== INFORMATION SUPPLIED ==
# # #

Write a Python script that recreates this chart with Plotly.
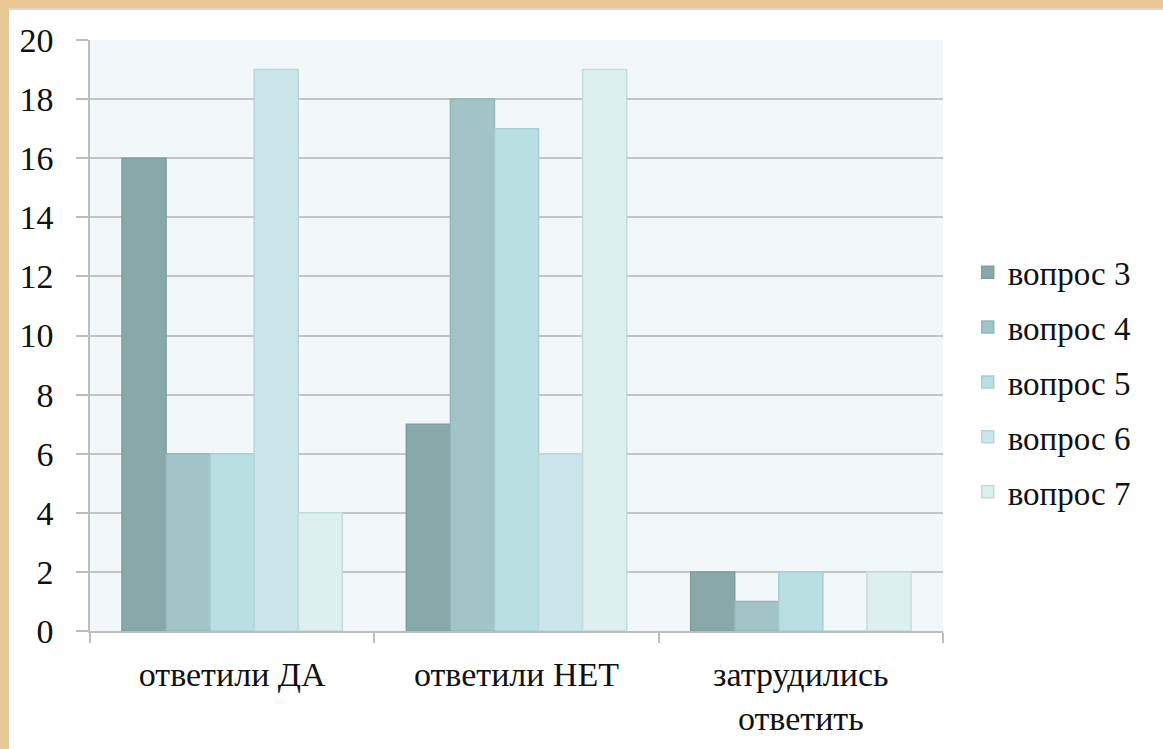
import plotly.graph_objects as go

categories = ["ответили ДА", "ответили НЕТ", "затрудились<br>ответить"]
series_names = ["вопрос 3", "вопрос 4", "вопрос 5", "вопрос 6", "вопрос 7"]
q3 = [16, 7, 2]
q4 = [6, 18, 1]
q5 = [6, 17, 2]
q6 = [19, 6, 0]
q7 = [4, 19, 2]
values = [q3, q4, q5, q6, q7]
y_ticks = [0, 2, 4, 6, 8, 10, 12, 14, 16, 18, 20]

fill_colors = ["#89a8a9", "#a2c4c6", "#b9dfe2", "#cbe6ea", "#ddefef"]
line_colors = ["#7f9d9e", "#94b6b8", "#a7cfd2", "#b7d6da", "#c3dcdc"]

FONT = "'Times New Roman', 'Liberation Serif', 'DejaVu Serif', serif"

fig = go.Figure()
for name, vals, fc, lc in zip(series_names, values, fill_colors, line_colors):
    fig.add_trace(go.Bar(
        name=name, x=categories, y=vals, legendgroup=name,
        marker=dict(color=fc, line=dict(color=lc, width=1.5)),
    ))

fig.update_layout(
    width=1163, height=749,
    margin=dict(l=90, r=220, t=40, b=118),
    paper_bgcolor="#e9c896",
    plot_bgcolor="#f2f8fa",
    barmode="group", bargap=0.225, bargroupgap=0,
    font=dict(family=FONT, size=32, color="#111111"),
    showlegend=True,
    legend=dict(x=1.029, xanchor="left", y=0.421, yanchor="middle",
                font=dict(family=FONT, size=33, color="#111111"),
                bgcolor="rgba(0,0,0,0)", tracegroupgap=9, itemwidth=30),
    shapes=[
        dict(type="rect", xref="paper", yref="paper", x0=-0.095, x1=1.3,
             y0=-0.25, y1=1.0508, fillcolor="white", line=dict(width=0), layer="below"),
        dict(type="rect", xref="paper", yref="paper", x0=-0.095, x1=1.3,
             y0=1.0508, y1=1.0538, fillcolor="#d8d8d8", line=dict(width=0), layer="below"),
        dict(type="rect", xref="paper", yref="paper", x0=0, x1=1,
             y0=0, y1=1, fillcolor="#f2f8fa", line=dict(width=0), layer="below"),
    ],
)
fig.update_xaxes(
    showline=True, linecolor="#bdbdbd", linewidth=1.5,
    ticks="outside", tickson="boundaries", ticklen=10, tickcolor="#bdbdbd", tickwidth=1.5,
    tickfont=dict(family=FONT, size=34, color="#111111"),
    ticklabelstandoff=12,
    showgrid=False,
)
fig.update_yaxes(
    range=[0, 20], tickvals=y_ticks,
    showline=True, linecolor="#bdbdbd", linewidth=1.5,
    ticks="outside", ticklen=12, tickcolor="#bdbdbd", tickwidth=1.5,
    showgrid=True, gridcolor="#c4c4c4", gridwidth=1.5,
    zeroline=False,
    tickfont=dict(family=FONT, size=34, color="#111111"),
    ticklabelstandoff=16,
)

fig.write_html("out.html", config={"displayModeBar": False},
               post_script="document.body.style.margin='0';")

# # #

Output all of the data exactly as it stands, minus any images.

Write a Python script that recreates this chart with Plotly.
import plotly.graph_objects as go

categories = ["ответили ДА", "ответили НЕТ", "затрудились<br>ответить"]
series_names = ["вопрос 3", "вопрос 4", "вопрос 5", "вопрос 6", "вопрос 7"]
q3 = [16, 7, 2]
q4 = [6, 18, 1]
q5 = [6, 17, 2]
q6 = [19, 6, 0]
q7 = [4, 19, 2]
values = [q3, q4, q5, q6, q7]
y_ticks = [0, 2, 4, 6, 8, 10, 12, 14, 16, 18, 20]

fill_colors = ["#89a8a9", "#a2c4c6", "#b9dfe2", "#cbe6ea", "#ddefef"]
line_colors = ["#7f9d9e", "#94b6b8", "#a7cfd2", "#b7d6da", "#c3dcdc"]

FONT = "'Times New Roman', 'Liberation Serif', 'DejaVu Serif', serif"

fig = go.Figure()
for name, vals, fc, lc in zip(series_names, values, fill_colors, line_colors):
    fig.add_trace(go.Bar(
        name=name, x=categories, y=vals, legendgroup=name,
        marker=dict(color=fc, line=dict(color=lc, width=1.5)),
    ))

fig.update_layout(
    width=1163, height=749,
    margin=dict(l=90, r=220, t=40, b=118),
    paper_bgcolor="#e9c896",
    plot_bgcolor="#f2f8fa",
    barmode="group", bargap=0.225, bargroupgap=0,
    font=dict(family=FONT, size=32, color="#111111"),
    showlegend=True,
    legend=dict(x=1.029, xanchor="left", y=0.421, yanchor="middle",
                font=dict(family=FONT, size=33, color="#111111"),
                bgcolor="rgba(0,0,0,0)", tracegroupgap=9, itemwidth=30),
    shapes=[
        dict(type="rect", xref="paper", yref="paper", x0=-0.095, x1=1.3,
             y0=-0.25, y1=1.0508, fillcolor="white", line=dict(width=0), layer="below"),
        dict(type="rect", xref="paper", yref="paper", x0=-0.095, x1=1.3,
             y0=1.0508, y1=1.0538, fillcolor="#d8d8d8", line=dict(width=0), layer="below"),
        dict(type="rect", xref="paper", yref="paper", x0=0, x1=1,
             y0=0, y1=1, fillcolor="#f2f8fa", line=dict(width=0), layer="below"),
    ],
)
fig.update_xaxes(
    showline=True, linecolor="#bdbdbd", linewidth=1.5,
    ticks="outside", tickson="boundaries", ticklen=10, tickcolor="#bdbdbd", tickwidth=1.5,
    tickfont=dict(family=FONT, size=34, color="#111111"),
    ticklabelstandoff=12,
    showgrid=False,
)
fig.update_yaxes(
    range=[0, 20], tickvals=y_ticks,
    showline=True, linecolor="#bdbdbd", linewidth=1.5,
    ticks="outside", ticklen=12, tickcolor="#bdbdbd", tickwidth=1.5,
    showgrid=True, gridcolor="#c4c4c4", gridwidth=1.5,
    zeroline=False,
    tickfont=dict(family=FONT, size=34, color="#111111"),
    ticklabelstandoff=16,
)

fig.write_html("out.html", config={"displayModeBar": False},
               post_script="document.body.style.margin='0';")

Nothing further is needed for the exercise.